Troubles emanating from mortgage backed securities are far from over for Deutsche Bank AG (DB). A trustee for mortgage-bond investors has charged one of the units of Deutsche Bank for over $183 million in faulty loans underlying the securities, according to a Bloomberg report.
The trustee, HSBC Bank of the HSBC Holdings Plc. (HBC), has alleged that DB Structured Products has violated its pledge regarding the quality of loans that were clubbed together and securitized. HSBC is looking for an order that would result in buyback of loans by DB Structured Products.
As a matter of fact, last month, DB Structured Products was sued by Federal Housing Finance Agency (:FHFA) over mortgage backed securities, according to a Bloomberg report.

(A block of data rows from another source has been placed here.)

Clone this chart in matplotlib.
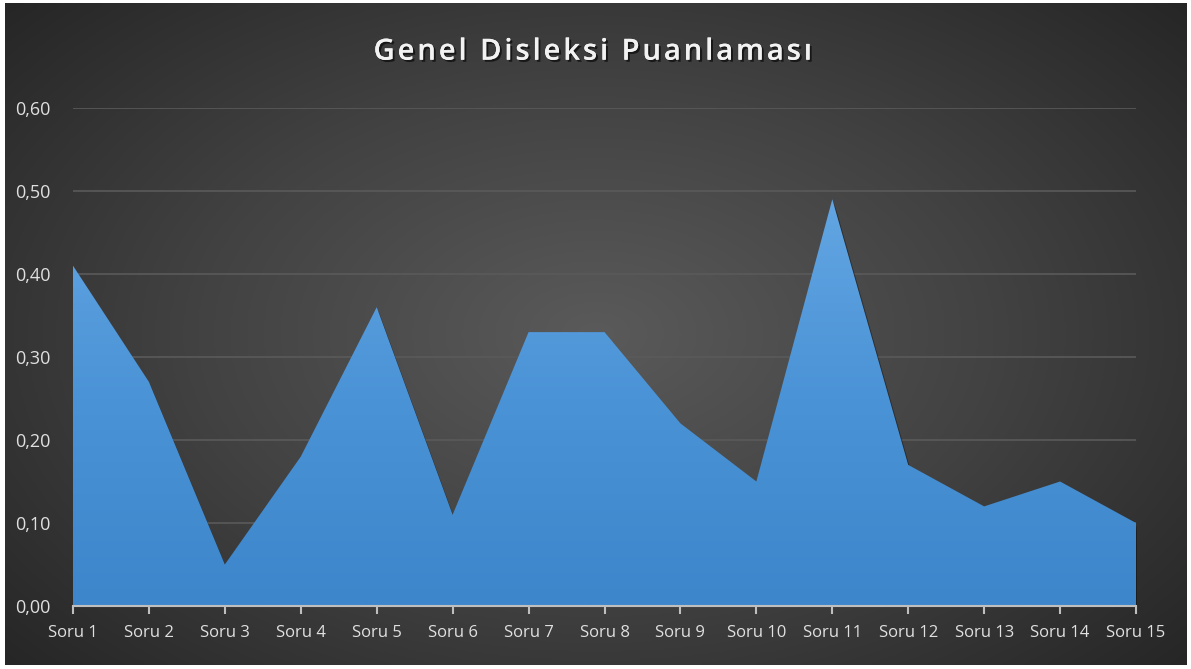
import matplotlib.pyplot as plt
import matplotlib.patheffects as pe
from matplotlib.path import Path
from matplotlib.patches import PathPatch
import numpy as np

labels = ['Soru %d' % i for i in range(1, 16)]
values = [0.41, 0.27, 0.05, 0.18, 0.36, 0.11, 0.33, 0.33, 0.22, 0.15, 0.49, 0.17, 0.12, 0.15, 0.10]
yticks = [0.0, 0.1, 0.2, 0.3, 0.4, 0.5, 0.6]
title = 'Genel Disleksi Puanlaması'

W, H = 1191, 669
fig = plt.figure(figsize=(W / 100, H / 100), dpi=100)
fig.patch.set_facecolor('white')

# dark radial background
bg = fig.add_axes([5 / W, 4 / H, 1182 / W, 662 / H])
yy, xx = np.mgrid[-1:1:300j, -1:1:500j]
r = np.sqrt(xx ** 2 + (yy * 0.9) ** 2)
bg.imshow(r, cmap=plt.matplotlib.colors.LinearSegmentedColormap.from_list(
    'bg', ['#5a5a5a', '#424242', '#262626']), vmin=0, vmax=1.35,
    aspect='auto', extent=[0, 1, 0, 1], interpolation='bicubic')
bg.set_axis_off()

ax = fig.add_axes([73 / W, 63 / H, 1063 / W, 498 / H])
ax.patch.set_alpha(0)
x = np.arange(len(values))
ax.set_xlim(0, len(values) - 1)
ax.set_ylim(0, 0.6)

for t in yticks[1:]:
    ax.axhline(t, color='#5a5a5a', lw=1.2, zorder=1)

# soft shadow
for k, a in [(0.012, 0.15), (0.008, 0.25), (0.004, 0.35)]:
    ax.fill_between(x + k * 4, np.array(values) - k, 0, color='#151515', alpha=a, zorder=2, lw=0)

# gradient area
verts = [(0, 0)] + list(zip(x, values)) + [(x[-1], 0), (0, 0)]
clip = PathPatch(Path(verts), facecolor='none', edgecolor='none', transform=ax.transData)
ax.add_patch(clip)
grad = np.linspace(0, 1, 256).reshape(-1, 1)
cm = plt.matplotlib.colors.LinearSegmentedColormap.from_list('ar', ['#3d86cb', '#4a93d6', '#64a6e3'])
im = ax.imshow(grad, cmap=cm, origin='lower', aspect='auto', extent=[0, x[-1], 0, 0.5], zorder=3)
im.set_clip_path(clip)

ax.set_xticks(x)
ax.set_xticklabels(labels)
ax.set_yticks(yticks)
ax.set_yticklabels([('%.2f' % v).replace('.', ',') for v in yticks])
for s in ['top', 'right', 'left']:
    ax.spines[s].set_visible(False)
ax.spines['bottom'].set_color('#bfbfbf')
ax.spines['bottom'].set_linewidth(1.5)
ax.spines['bottom'].set_zorder(5)
ax.tick_params(axis='x', colors='#bfbfbf', length=6, width=1.5, direction='out', pad=8)
ax.tick_params(axis='y', length=0, pad=16)
for lab in ax.get_xticklabels() + ax.get_yticklabels():
    lab.set_color('#e0e0e0')
    lab.set_fontsize(12)
    lab.set_family(['Liberation Sans Narrow', 'Open Sans', 'DejaVu Sans'])
for lab in ax.get_yticklabels():
    lab.set_fontsize(13)

spaced = '\u200a'.join(title)
fig.text(0.497, 0.922, spaced, ha='center', va='center', color='#f2f2f2', fontsize=21,
         fontweight='semibold', family=['Open Sans', 'DejaVu Sans'],
         path_effects=[pe.withSimplePatchShadow(offset=(1.5, -1.5), shadow_rgbFace='black', alpha=0.6), pe.Normal()])

fig.savefig('out.png', dpi=100, facecolor=fig.get_facecolor())
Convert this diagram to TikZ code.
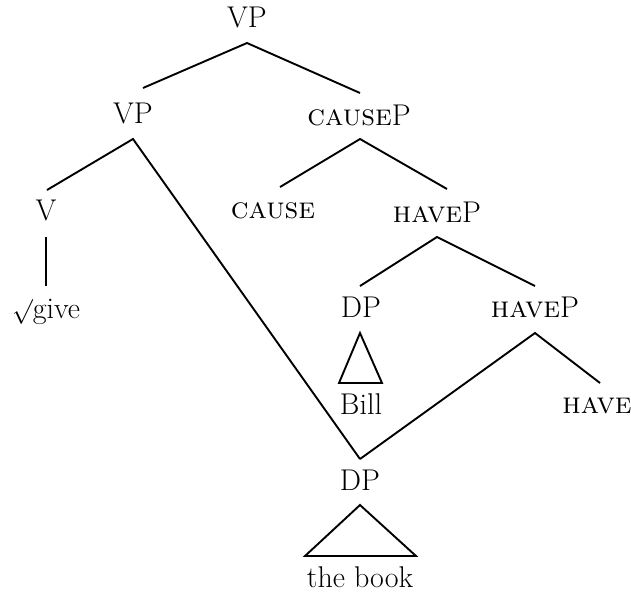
\documentclass[tikz,border=0pt]{standalone}
\begin{document}
\begin{tikzpicture}[x=1pt,y=-1pt,
  lbl/.style={anchor=base,inner sep=0pt,font=\fontsize{30}{36}\selectfont},
  edge/.style={line width=1.9pt,line join=miter},
  roof/.style={line width=1.9pt,line join=miter}]
\useasboundingbox (0,0) rectangle (631,592);

% labels
\node[lbl] (vp0)    at (247,27)  {VP};
\node[lbl] (vp1)    at (133,123) {VP};
\node[lbl] (causeP) at (359,125) {\textsc{cause}P};
\node[lbl] (v)      at (46,220)  {V};
\node[lbl] (cause)  at (273,218) {\textsc{cause}};
\node[lbl] (haveP1) at (437,222) {\textsc{have}P};
\node[lbl] (give)   at (46,318)  {$\surd$give};
\node[lbl] (dp1)    at (361,317) {DP};
\node[lbl] (haveP2) at (535,317) {\textsc{have}P};
\node[lbl] (bill)   at (361,414) {Bill};
\node[lbl] (have)   at (597,413) {\textsc{have}};
\node[lbl] (dp2)    at (360,490) {DP};
\node[lbl] (book)   at (360,587) {the book};

% branch points and edge ends
\coordinate (vp0-s)    at (247,43);
\coordinate (vp1-n)    at (143,88);
\coordinate (causeP-n) at (360,93);
\coordinate (vp1-s)    at (133,139);
\coordinate (v-n)      at (47,190);
\coordinate (dp2-n)    at (360,459);
\coordinate (causeP-s) at (360,139);
\coordinate (cause-n)  at (280,187);
\coordinate (haveP1-n) at (447,189);
\coordinate (v-s)      at (46,237);
\coordinate (give-n)   at (46,286);
\coordinate (haveP1-s) at (437,237);
\coordinate (dp1-n)    at (360,286);
\coordinate (haveP2-n) at (535,286);
\coordinate (dp1-s)    at (360,333);
\coordinate (bill-nw)  at (339,383);
\coordinate (bill-ne)  at (382,383);
\coordinate (haveP2-s) at (535,333);
\coordinate (have-n)   at (600,383);
\coordinate (dp2-s)    at (360,505);
\coordinate (book-nw)  at (305,556);
\coordinate (book-ne)  at (416,556);

% branches
\draw[edge] (vp1-n) -- (vp0-s) -- (causeP-n);
\draw[edge] (v-n) -- (vp1-s) -- (dp2-n);
\draw[edge] (cause-n) -- (causeP-s) -- (haveP1-n);
\draw[edge] (v-s) -- (give-n);
\draw[edge] (dp1-n) -- (haveP1-s) -- (haveP2-n);
\draw[edge] (dp2-n) -- (haveP2-s) -- (have-n);

% roofs
\draw[roof] (dp1-s) -- (bill-nw) -- (bill-ne) -- cycle;
\draw[roof] (dp2-s) -- (book-nw) -- (book-ne) -- cycle;
\end{tikzpicture}
\end{document}
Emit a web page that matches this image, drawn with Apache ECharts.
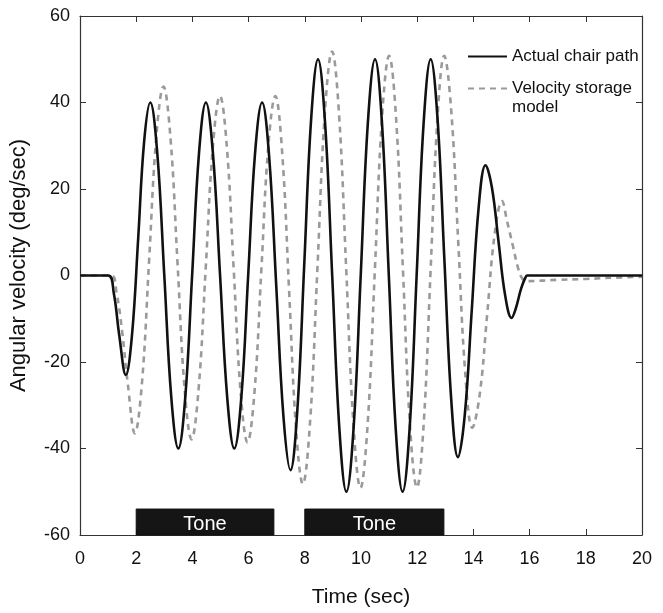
<!DOCTYPE html>
<html>
<head>
<meta charset="utf-8">
<script src="https://cdn.jsdelivr.net/npm/echarts@6/dist/echarts.min.js"></script>
<style>html,body{margin:0;padding:0;background:#fff}#c{width:663px;height:613px}</style>
</head>
<body>
<div id="c"></div>
<script>
// Actual chair path [time (s), angular velocity (deg/s)]
var chairPath = [
  [0,0],[1.0,0],[1.2,-4],[1.4,-14],[1.63,-23],
  [1.85,-13.8],[2.07,8.5],[2.28,30.8],[2.5,40],
  [2.75,28.3],[3.0,0],[3.25,-28.3],[3.5,-40],
  [3.745,-28.3],[3.99,0],[4.235,28.3],[4.48,40],
  [4.73,28.3],[4.985,0],[5.24,-28.3],[5.49,-40],
  [5.74,-28.3],[5.985,0],[6.23,28.3],[6.48,40],
  [6.73,27.6],[6.985,-2.5],[7.24,-32.6],[7.49,-45],
  [7.735,-31.1],[7.98,2.5],[8.225,36.1],[8.47,50],
  [8.72,35.4],[8.975,0],[9.23,-35.4],[9.48,-50],
  [9.735,-35.4],[9.99,0],[10.245,35.4],[10.5,50],
  [10.745,35.4],[10.99,0],[11.235,-35.4],[11.48,-50],
  [11.73,-35.4],[11.98,0],[12.23,35.4],[12.48,50],
  [12.72,36.6],[12.965,4],[13.21,-28.6],[13.45,-42],
  [13.695,-32.1],[13.94,-8.2],[14.185,15.6],[14.43,25.5],
  [14.66,20.3],[14.895,7.8],[15.13,-4.6],[15.36,-9.8],
  [15.5,-7.8],[15.7,-3],[15.85,-0.5],[15.92,0],[20,0]
];
// Velocity storage model
var storageModel = [
  [0,0],[1.1,0],[1.3,-4],[1.5,-13],[1.7,-25],[1.95,-36.5],
  [2.205,-24.8],[2.46,3.6],[2.715,32],[2.97,43.7],
  [3.22,31.8],[3.47,2.9],[3.72,-26],[3.97,-37.9],
  [4.22,-26.3],[4.475,1.8],[4.73,29.9],[4.98,41.5],
  [5.225,29.8],[5.47,1.4],[5.715,-26.9],[5.96,-38.6],
  [6.21,-26.9],[6.455,1.4],[6.70,29.8],[6.95,41.5],
  [7.195,28.4],[7.44,-3.3],[7.685,-35.1],[7.93,-48.2],
  [8.19,-33.6],[8.45,1.8],[8.71,37.2],[8.97,51.8],
  [9.22,37.1],[9.475,1.3],[9.73,-34.4],[9.98,-49.1],
  [10.235,-34.5],[10.49,0.8],[10.745,36.2],[11.0,50.8],
  [11.25,36.2],[11.495,0.9],[11.74,-34.4],[11.99,-49],
  [12.23,-34.4],[12.475,0.9],[12.72,36.2],[12.96,50.8],
  [13.21,38.2],[13.46,7.8],[13.71,-22.6],[13.96,-35.2],
  [14.225,-27.5],[14.49,-9],[14.755,9.5],[15.02,17.2],
  [15.2,12.5],[15.4,7],[15.6,1.5],[15.75,-0.8],[15.9,-1.3],
  [17,-1.0],[18,-0.8],[19,-0.5],[20,-0.3]
];
// Tone periods [start, end] (s)
var toneStart = [2.0, 8.0];
var toneEnd = [6.9, 12.95];
var toneLabel = 'Tone';
var toneBottom = -60, toneTop = -54;

var seriesNames = ['Actual chair path', 'Velocity storage model'];
var legendLabels = ['Actual chair path', '\nVelocity storage\nmodel'];
var xTicks = {min: 0, max: 20, interval: 2};
var yTicks = {min: -60, max: 60, interval: 20};

var FONT = '"Liberation Sans", Arial, Helvetica, sans-serif';
var axisColor = '#333';

var toneAreas = toneStart.map(function (s, i) {
  return [{xAxis: s, yAxis: toneBottom, name: toneLabel}, {xAxis: toneEnd[i], yAxis: toneTop}];
});

var chart = echarts.init(document.getElementById('c'), null, {renderer: 'canvas'});
chart.setOption({
  animation: false,
  backgroundColor: '#fff',
  textStyle: {fontFamily: FONT},
  grid: {left: 78, top: 16, right: 21, bottom: 75, containLabel: false},
  legend: {
    orient: 'vertical',
    left: 467,
    top: 47,
    padding: 0,
    itemGap: -6,
    itemWidth: 39,
    itemHeight: 14,
    itemStyle: {opacity: 0},
    textStyle: {fontFamily: FONT, fontSize: 17, color: '#111', lineHeight: 19},
    formatter: function (n) { return legendLabels[seriesNames.indexOf(n)]; },
    data: seriesNames
  },
  xAxis: [{
    type: 'value', min: xTicks.min, max: xTicks.max, interval: xTicks.interval,
    name: 'Time (sec)', nameLocation: 'middle', nameGap: 52,
    nameTextStyle: {fontFamily: FONT, fontSize: 21, color: '#111'},
    axisLine: {onZero: false, lineStyle: {color: axisColor, width: 1.2}},
    axisTick: {inside: true, length: 6, lineStyle: {color: axisColor}},
    axisLabel: {fontFamily: FONT, fontSize: 18, color: '#111', margin: 15},
    splitLine: {show: false}
  }, {
    type: 'value', position: 'top', min: xTicks.min, max: xTicks.max, interval: xTicks.interval,
    axisLine: {onZero: false, lineStyle: {color: axisColor, width: 1.2}},
    axisTick: {inside: true, length: 6, lineStyle: {color: axisColor}},
    axisLabel: {show: false}, splitLine: {show: false}
  }],
  yAxis: [{
    type: 'value', min: yTicks.min, max: yTicks.max, interval: yTicks.interval,
    name: 'Angular velocity (deg/sec)', nameLocation: 'middle', nameGap: 50,
    nameTextStyle: {fontFamily: FONT, fontSize: 22, color: '#111', padding: [0, 0, 0, 20]},
    axisLine: {onZero: false, lineStyle: {color: axisColor, width: 1.2}},
    axisTick: {inside: true, length: 6, lineStyle: {color: axisColor}},
    axisLabel: {fontFamily: FONT, fontSize: 18, color: '#111', margin: 10},
    splitLine: {show: false}
  }, {
    type: 'value', position: 'right', min: yTicks.min, max: yTicks.max, interval: yTicks.interval,
    axisLine: {onZero: false, lineStyle: {color: axisColor, width: 1.2}},
    axisTick: {inside: true, length: 6, lineStyle: {color: axisColor}},
    axisLabel: {show: false}, splitLine: {show: false}
  }],
  series: [{
    name: seriesNames[1], type: 'line', data: storageModel, smooth: 0.4,
    showSymbol: false, symbol: 'none', z: 2,
    lineStyle: {color: '#9a9a9a', width: 2.6, type: [6, 5]},
    itemStyle: {color: '#9a9a9a'}
  }, {
    name: seriesNames[0], type: 'line', data: chairPath, smooth: 0.4,
    showSymbol: false, symbol: 'none', z: 3,
    lineStyle: {color: '#111', width: 2.6},
    itemStyle: {color: '#111'},
    markArea: {
      silent: true,
      itemStyle: {color: '#151515', opacity: 1, borderColor: '#111', borderWidth: 1},
      label: {show: true, position: 'inside', color: '#fff', fontFamily: FONT, fontSize: 20, offset: [0, 2]},
      data: toneAreas
    }
  }]
});
</script>
</body>
</html>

In a court filing, FHFA alleged that Deutsche Bank’s unit violated its promise regarding the loans that were clubbed together and packaged into securities and also failed to buy them back as needed. The investment amount in consideration was, however, not disclosed in the court filing.
The Back Story
In the aftermath of the real estate market collapse in 2008 and the financial crisis, mortgage and mortgage-backed securities occupied a significant share of the total financial system. In several situations, the legitimacy of the mortgages as well as the documents were ambiguous. The mortgage originators did not exercise due diligence in several cases and also deliberately defrauded.
Now, when banks sell mortgage-backed securities to investors and GSEs, there is a clause that can force a bank to buy back the securities in the event of fraudulent or faulty underwriting or origination of the underlying mortgage. Therefore, in cases of fraudulent and faulty origination documents, the holder of the mortgage-backed securities can demand buybacks by the seller of the security.
Moreover, it has been found that in many cases the buyers of the mortgage backed securities were misinformed about the quality of the underlying loans of the securities and they were found to be more risky than claimed.
We believe that increasing demand for loan buybacks would remain a headwind in the quarters ahead for Deutsche Bank. Moreover, such suits would result in piling of litigation risks for Deutsche Bank, which poses a menace for both the company’s image as well as it financials.
As a matter fact, a number of the Wall Street stalwarts such as Wells Fargo & Co. (WFC) and PNC Financial Services Group Inc. (PNC), are witnessing similar escalation in mortgage buyback demands. These companies have substantially beefed up their reserves for the rising demands.
Deutsche Bank currently retains a Zacks #4 Rank, which translates into a short-term Sell rating.